Will The Cookie Crumble? Web Privacy Rules Put Effective Display Advertising At Risk

US Capitol
News flash: the world is not perfect.  Unscrupulous operators can be found in every business under the sun, offline and online.  The challenge lies in knowing the right response to this reality.  It's natural for government to act on behalf of the consumer, but sometimes it's easy to forget that consumer protection is not solely the responsibility of government.  This is especially true online - and especially in the online display advertising industry.

If there is a general theme to the wider online world, it is one of ever-greater individual responsibility.  As users and as business owners or managers, there is little we are prevented from trying.  Government regulation has not only lagged behind the rapidly moving leading edge of internet business, regulation is a centralized force, which puts it at a natural disadvantage due to the net's very architecture.  Regulation is just like obstruction on the web - easily routed around.

With that being true, one might wonder why online consumers haven't been routinely aggressively abused by marketers online thus far.  The answer there is simple: do damage to the consumer, and you do irreparable damage to your brand.  Think of spam - the single easiest way to make your brand disreputable is to send indiscriminate spam email, which is why nobody serious about their business does it.

In online display advertising,  concern about privacy is on the rise -and according to Dave Stein at Media Post, Congress is now getting into the regulatory act. Being kicked around on the hill are proposals that would, if enacted, do far more harm to the industry than protect consumers.  As Stein puts it:
There has been a great deal of discussion about the European Union enacting legislation that would require Web users to consent to Internet cookies. This law dictates that Web cookies cannot be placed on a user's computer unless it is strictly necessary for the legitimate purpose of enabling the use of a specific service explicitly requested by the user.
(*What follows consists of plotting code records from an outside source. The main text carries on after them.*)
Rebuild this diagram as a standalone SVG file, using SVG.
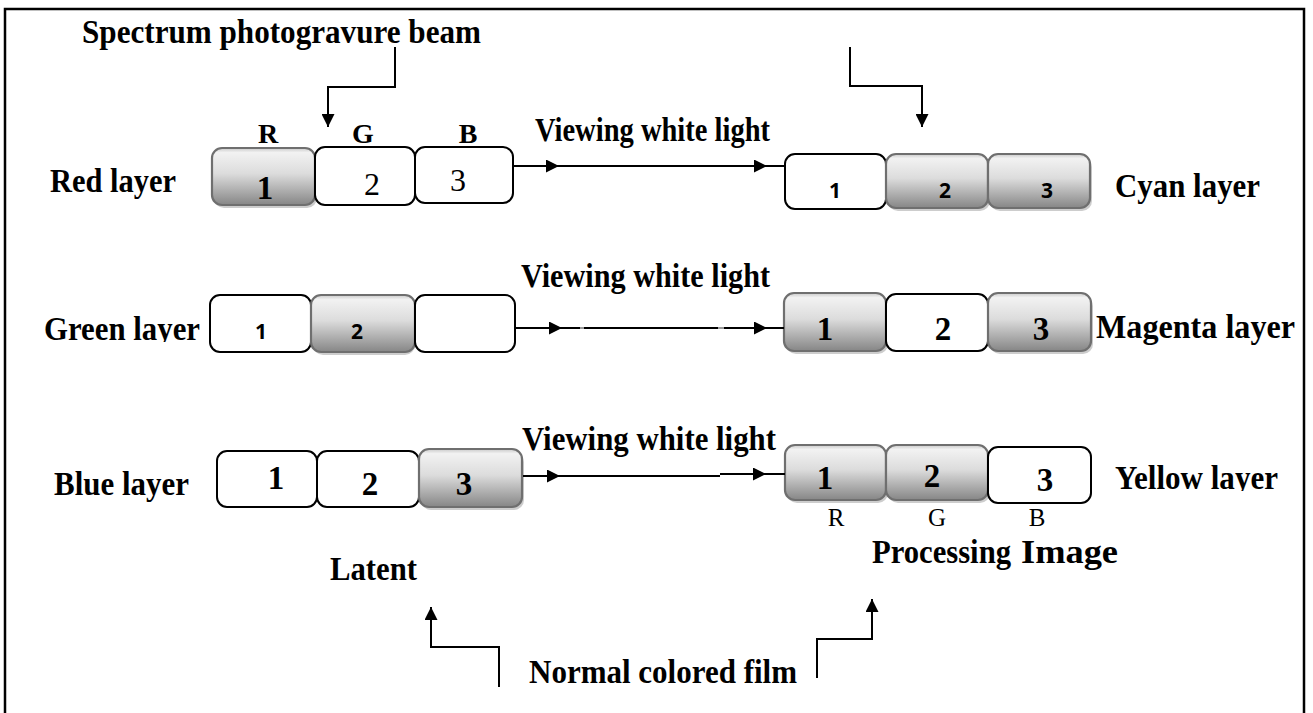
<svg xmlns="http://www.w3.org/2000/svg" width="1313" height="713" viewBox="0 0 1313 713">
  <defs>
    <linearGradient id="grayFill" x1="0" y1="0" x2="0" y2="1">
      <stop offset="0" stop-color="#c9c9c9"/>
      <stop offset="0.08" stop-color="#f2f2f2"/>
      <stop offset="0.45" stop-color="#dcdcdc"/>
      <stop offset="1" stop-color="#868686"/>
    </linearGradient>
    <marker id="arrowhead" viewBox="0 0 10 10" refX="10" refY="5" markerUnits="userSpaceOnUse" markerWidth="15" markerHeight="13" orient="auto">
      <path d="M0,0 L10,5 L0,10 z" fill="#000"/>
    </marker>
    <!-- descenders of these two labels are cut off at the baseline -->
    <clipPath id="clipGreen"><rect x="30" y="290" width="180" height="52"/></clipPath>
    <clipPath id="clipYellow"><rect x="1100" y="440" width="200" height="51"/></clipPath>
    <style>
      .lbl { font-family: "Liberation Serif", "Times New Roman", serif; font-weight: bold; font-size: 34px; fill: #000; }
      .num { font-family: "Liberation Serif", "Times New Roman", serif; font-size: 32px; fill: #000; text-anchor: middle; }
      .numb { font-family: "Liberation Serif", "Times New Roman", serif; font-weight: bold; font-size: 33px; fill: #000; text-anchor: middle; }
      .sans { font-family: "Open Sans", "Noto Sans", sans-serif; font-weight: 700; font-size: 21px; fill: #000; text-anchor: middle; }
      .rgb { font-family: "Liberation Serif", "Times New Roman", serif; font-size: 25px; fill: #000; text-anchor: middle; }
      .rgbb { font-family: "Liberation Serif", "Times New Roman", serif; font-weight: bold; font-size: 28px; fill: #000; text-anchor: middle; }
      .white { fill: #fff; stroke: #000; stroke-width: 2; }
      .gray { fill: url(#grayFill); stroke: #6f6f6f; stroke-width: 2.2; }
      .shadow { fill: #b8b8b8; opacity: 0.7; }
      .wire { fill: none; stroke: #000; stroke-width: 2; }
      .seam { fill: none; stroke: #9a9a9a; stroke-width: 2; }
      .arrow { fill: none; stroke: #000; stroke-width: 2; marker-end: url(#arrowhead); }
      .frame { fill: none; stroke: #000; stroke-width: 2.5; }
    </style>
  </defs>

  <rect width="1313" height="713" fill="#fff"/>

  <!-- outer frame, open at the bottom -->
  <path class="frame" d="M5,713 V9 H1304 V713"/>

  <!-- latent image: red layer -->
  <g id="red-layer">
    <text class="lbl" x="50" y="192" textLength="126" lengthAdjust="spacingAndGlyphs">Red layer</text>
    <text class="rgbb" x="268" y="143">R</text>
    <text class="rgbb" x="363" y="143">G</text>
    <text class="rgbb" x="468" y="143">B</text>
    <rect class="shadow" x="214" y="151" width="103" height="57" rx="10"/>
    <rect class="gray" x="212" y="148" width="103" height="57" rx="10"/>
    <rect class="white" x="315" y="147" width="100" height="58" rx="10"/>
    <rect class="white" x="415" y="147" width="98" height="56" rx="10"/>
    <text class="numb" x="265" y="199">1</text>
    <text class="num" x="372" y="195">2</text>
    <text class="num" x="458" y="191">3</text>
  </g>

  <!-- latent image: green layer -->
  <g id="green-layer">
    <text class="lbl" x="44" y="340" textLength="156" lengthAdjust="spacingAndGlyphs" clip-path="url(#clipGreen)">Green layer</text>
    <rect class="white" x="210" y="295" width="101" height="57" rx="10"/>
    <rect class="shadow" x="313" y="298" width="102" height="57" rx="10"/>
    <rect class="gray" x="311" y="295" width="104" height="57" rx="10"/>
    <rect class="white" x="415" y="295" width="100" height="57" rx="10"/>
    <text class="sans" x="261" y="339">1</text>
    <text class="sans" x="357" y="339">2</text>
  </g>

  <!-- latent image: blue layer -->
  <g id="blue-layer">
    <text class="lbl" x="54" y="495" textLength="135" lengthAdjust="spacingAndGlyphs">Blue layer</text>
    <rect class="white" x="217" y="451" width="100" height="56" rx="10"/>
    <rect class="white" x="317" y="451" width="102" height="56" rx="10"/>
    <rect class="shadow" x="421" y="452" width="103" height="58" rx="10"/>
    <rect class="gray" x="419" y="449" width="103" height="58" rx="10"/>
    <text class="numb" x="276" y="489">1</text>
    <text class="numb" x="370" y="495">2</text>
    <text class="numb" x="464" y="495">3</text>
  </g>

  <!-- processed image: cyan layer -->
  <g id="cyan-layer">
    <rect class="white" x="785" y="154" width="101" height="55" rx="10"/>
    <rect class="shadow" x="888" y="157" width="102" height="54" rx="10"/>
    <rect class="gray" x="886" y="154" width="102" height="54" rx="10"/>
    <rect class="shadow" x="990" y="157" width="102" height="54" rx="10"/>
    <rect class="gray" x="988" y="154" width="102" height="54" rx="10"/>
    <text class="sans" x="835" y="198">1</text>
    <text class="sans" x="945" y="198">2</text>
    <text class="sans" x="1047" y="198">3</text>
    <text class="lbl" x="1115" y="197" textLength="145" lengthAdjust="spacingAndGlyphs">Cyan layer</text>
  </g>

  <!-- processed image: magenta layer -->
  <g id="magenta-layer">
    <rect class="shadow" x="786" y="296" width="102" height="58" rx="10"/>
    <rect class="gray" x="784" y="293" width="102" height="58" rx="10"/>
    <rect class="white" x="886" y="294" width="102" height="57" rx="10"/>
    <rect class="shadow" x="990" y="296" width="103" height="58" rx="10"/>
    <rect class="gray" x="988" y="293" width="103" height="58" rx="10"/>
    <text class="numb" x="825" y="340">1</text>
    <text class="numb" x="943" y="340">2</text>
    <text class="numb" x="1041" y="340">3</text>
    <text class="lbl" x="1096" y="338" textLength="199" lengthAdjust="spacingAndGlyphs">Magenta layer</text>
  </g>

  <!-- processed image: yellow layer -->
  <g id="yellow-layer">
    <rect class="shadow" x="787" y="448" width="101" height="55" rx="10"/>
    <rect class="gray" x="785" y="445" width="101" height="55" rx="10"/>
    <rect class="shadow" x="888" y="448" width="102" height="55" rx="10"/>
    <rect class="gray" x="886" y="445" width="102" height="55" rx="10"/>
    <rect class="white" x="988" y="447" width="103" height="56" rx="10"/>
    <text class="numb" x="825" y="489">1</text>
    <text class="numb" x="932" y="487">2</text>
    <text class="numb" x="1045" y="491">3</text>
    <text class="lbl" x="1115" y="489" textLength="163" lengthAdjust="spacingAndGlyphs" clip-path="url(#clipYellow)">Yellow layer</text>
    <text class="rgb" x="836" y="526">R</text>
    <text class="rgb" x="937" y="526">G</text>
    <text class="rgb" x="1037" y="526">B</text>
  </g>

  <!-- captions -->
  <g id="spectrum-label">
    <text class="lbl" x="82" y="43" font-size="32" textLength="399" lengthAdjust="spacingAndGlyphs">Spectrum photogravure beam</text>
  </g>
  <g id="latent-label">
    <text class="lbl" x="330" y="580" textLength="87" lengthAdjust="spacingAndGlyphs">Latent</text>
  </g>
  <g id="processing-label">
    <text class="lbl" x="872" y="563" font-size="33" textLength="139" lengthAdjust="spacingAndGlyphs">Processing</text>
    <text class="lbl" x="1021" y="563" font-size="40" textLength="97" lengthAdjust="spacingAndGlyphs">Image</text>
  </g>
  <g id="film-label">
    <text class="lbl" x="529" y="683" textLength="268" lengthAdjust="spacingAndGlyphs">Normal colored film</text>
  </g>
  <g id="viewing-labels">
    <text class="lbl" x="535" y="141" font-size="32" textLength="235" lengthAdjust="spacingAndGlyphs">Viewing white light</text>
    <text class="lbl" x="521" y="287" font-size="33" textLength="249" lengthAdjust="spacingAndGlyphs">Viewing white light</text>
    <text class="lbl" x="522" y="450" font-size="33" textLength="254" lengthAdjust="spacingAndGlyphs">Viewing white light</text>
  </g>

  <g id="connectors">
    <!-- exposure beams -->
    <path class="arrow" d="M395,47 V87 H328 V127"/>
    <path class="arrow" d="M850,47 V86 H922 V127"/>
    <!-- row 1 -->
    <path class="arrow" d="M514,166 H559"/>
    <path class="arrow" d="M559,166 H767"/>
    <path class="wire" d="M767,166 H785"/>
    <!-- row 2 -->
    <path class="arrow" d="M516,328 H562"/>
    <path class="seam" d="M562,328 H584 M718,328 H724"/>
    <path class="wire" d="M562,328 H580 M584,328 H718 M724,328 H752"/>
    <path class="arrow" d="M750,328 H767"/>
    <path class="wire" d="M767,328 H784"/>
    <!-- row 3 -->
    <path class="arrow" d="M523,476 H560"/>
    <path class="wire" d="M560,476 H720"/>
    <path class="arrow" d="M720,474 H766"/>
    <path class="wire" d="M766,474 H785"/>
    <!-- film feeds -->
    <path class="arrow" d="M499,687 V647 H431 V607"/>
    <path class="arrow" d="M817,678 V639 H872 V599"/>
  </g>
</svg>
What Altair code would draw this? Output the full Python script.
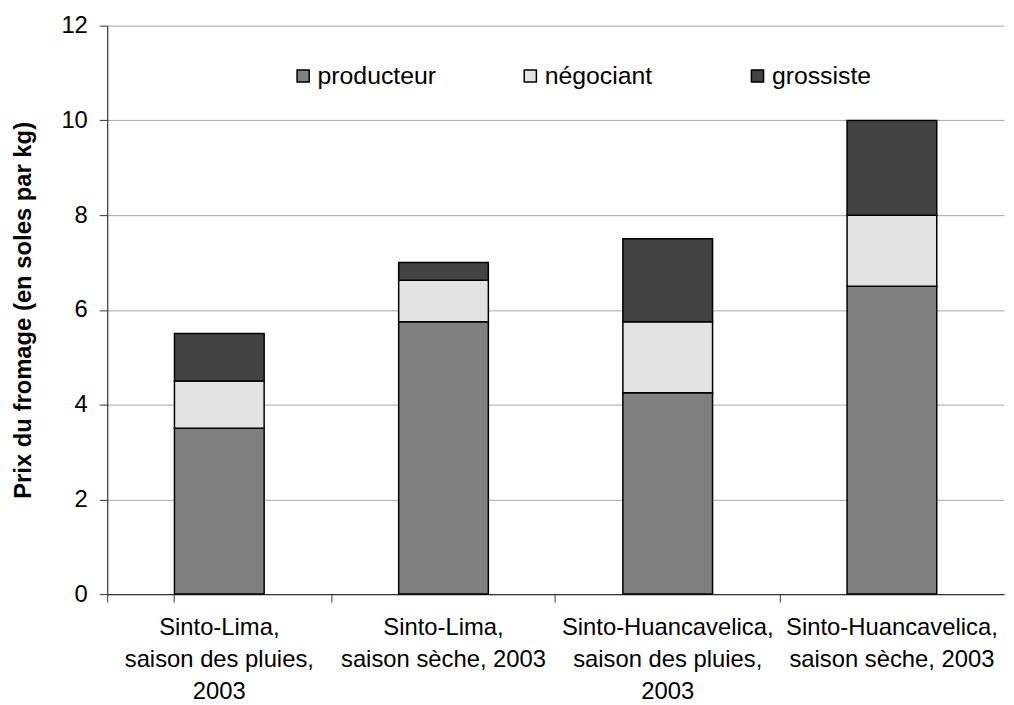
import altair as alt
import pandas as pd

categories = [
    "Sinto-Lima,|saison des pluies,|2003",
    "Sinto-Lima,|saison sèche, 2003",
    "Sinto-Huancavelica,|saison des pluies,|2003",
    "Sinto-Huancavelica,|saison sèche, 2003",
]
series = ["producteur", "négociant", "grossiste"]
producteur = [3.5, 5.75, 4.25, 6.5]
negociant = [1.0, 0.875, 1.5, 1.5]
grossiste = [1.0, 0.375, 1.75, 2.0]
colors = ["#808080", "#e3e3e3", "#434343"]
y_ticks = [0, 2, 4, 6, 8, 10, 12]

rows = []
for s_i, (name, vals) in enumerate(zip(series, [producteur, negociant, grossiste])):
    for c, v in zip(categories, vals):
        rows.append({"cat": c, "serie": name, "val": v, "ord": s_i})
df = pd.DataFrame(rows)

FONT = "Liberation Sans"

chart = alt.Chart(df).mark_bar(stroke="black", strokeWidth=1.5).encode(
    x=alt.X(
        "cat:N",
        sort=categories,
        title=None,
        scale=alt.Scale(paddingInner=0.6, paddingOuter=0.3),
        axis=alt.Axis(
            labelExpr="split(datum.label, '|')",
            labelAngle=0,
            labelFontSize=24,
            labelLineHeight=32,
            labelPadding=14,
            labelOverlap=False,
            labelLimit=0,
            labelColor="black",
            tickExtra=True,
            bandPosition=-0.75,
            tickSize=8,
            tickColor="#333333",
            domainColor="#333333",
            domainWidth=1.2,
            grid=False,
        ),
    ),
    y=alt.Y(
        "val:Q",
        stack="zero",
        scale=alt.Scale(domain=[0, 12], nice=False),
        title="Prix du fromage (en soles par kg)",
        axis=alt.Axis(
            values=y_ticks,
            labelFontSize=24,
            labelPadding=12,
            labelColor="black",
            tickSize=8,
            tickColor="#333333",
            domainColor="#333333",
            domainWidth=1.2,
            gridColor="#a6a6a6",
            gridWidth=1,
            titleFontSize=24,
            titleFontWeight="bold",
            titleColor="black",
            titlePadding=26,
        ),
    ),
    color=alt.Color(
        "serie:N",
        sort=series,
        scale=alt.Scale(domain=series, range=colors),
        legend=alt.Legend(
            title=None,
            orient="none",
            direction="horizontal",
            legendX=185,
            legendY=38,
            symbolType="square",
            symbolSize=150,
            symbolStrokeColor="black",
            symbolStrokeWidth=1.5,
            symbolOpacity=1,
            labelFontSize=25,
            labelColor="black",
            labelOffset=2,
            columnPadding=82,
            gridAlign="all",
        ),
    ),
    order=alt.Order("ord:Q", sort="ascending"),
).properties(
    width=904,
    height=573,
    padding={"left": 100, "top": 15, "right": 2, "bottom": 110},
    autosize=alt.AutoSizeParams(type="none"),
).configure(
    font=FONT,
).configure_view(
    stroke=None,
)

chart.save("out.html", embed_options={"renderer": "svg", "actions": False})
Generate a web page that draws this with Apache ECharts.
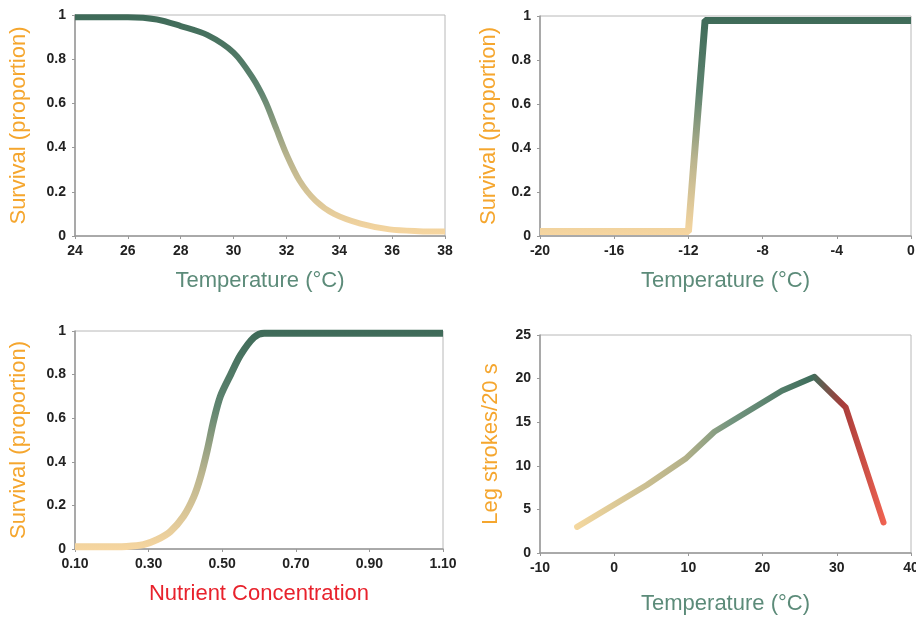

For Web publishers the implications are widespread -- Web sites use cookies for countless legitimate reasons -- including session management, content management, preferences, analytics, and advertising revenue. Can you imagine a digital world where every time a user visits a Web site they are prompted with a message: "If you would like our site to enable anti-spam and flood control, would you be willing to accept our cookie / ?"

Among lawmakers in the United States, a conversation similar to what occurred in Europe is taking place. Proposed legislation is being crafted in Congress that may place restrictions on the use of cookies: as well as the collection of information, under a broad definition, that could be considered personally identifiable.

...

Our outreach to Washington is necessary, since one of the most obvious impacts that potential legislation will have on publishers is on the revenue they earn from advertising. The inability for ad servers and ad networks to use cookies when serving ads substantially affects the way online ads perform. At the simplest level, without cookies, ad servers are unable to perform basic functions such as frequency capping (limiting the number of ads per advertiser shown to an individual) and fraud analysis. At a more advanced level, we lose the ability to measure conversion rates or serve an ad to someone who has expressed prior interest in a topic. Without these capabilities, large brand advertisers -- who have finally become comfortable moving more and more marketing dollars to the Internet -- will either have to buy far more impressions at much lower prices or move their campaigns offline in order to meet their marketing goals.

These are great points. The last thing the legitimate and ethical online display ad industry needs is to have its core benefits to customers  - relevance, usefulness and ethical informational value - and core benefits to advertisers - targeting, performance control and measurement -  be regulated away in a misguided effort.